# Google liefert HTTP response code 403



## bummerland (25. Okt 2004)

Folgendes Problem: ich habe eine HttpURLConnection zur URL http://google.de/search?hl=de&ie=ISO-8859-1&q=test&btnG=Google-Suche&meta=lr=lang_de.
Wenn ich auf diesem objekt z.B. getConentLength(), getInputStream(), getResponseMessage() oder ähnliches aufrufe, bekomme ich folgende Exception: 
java.io.IOException: Server returned HTTP response code: 403 for URL: http://www.google.de/search?hl=de&ie=ISO-8859-1&q=test&btnG=Google-Suche&meta=lr=lang_de

Jemand ne Idee, woran das liegen könnte? Sperrt Google da irgendwas? Ist mir bis jetzt auch nur bei Google aufgefallen (die Startseite v.
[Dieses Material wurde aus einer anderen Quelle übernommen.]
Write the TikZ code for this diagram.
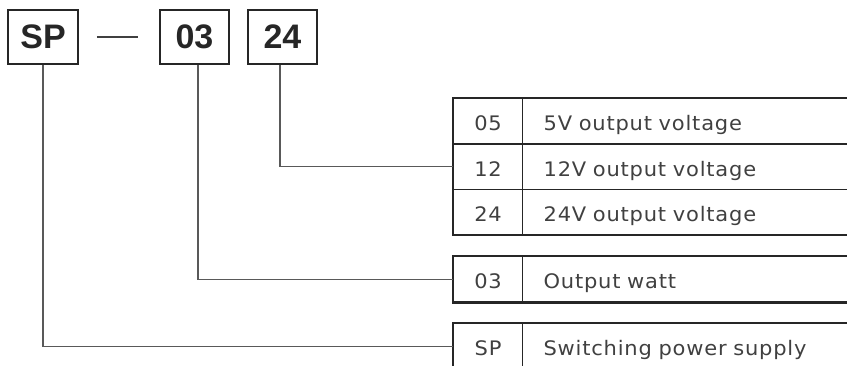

Google geht aber)


----------



## bummerland (26. Okt 2004)

habe die Lösung gefunden:
urlconnection.setRequestProperty("User-Agent", "");


----------



## TheSunToucher (13. Nov 2004)

Um Suchanfragen an Google zu senden kann man auch die offizelle API nutzen, 
dazu gibt's einen Artikel auf java.net:
http://today.java.net/pub/a/today/2004/03/05/explorations.html

Google API:
http://www.google.com/apis/


----------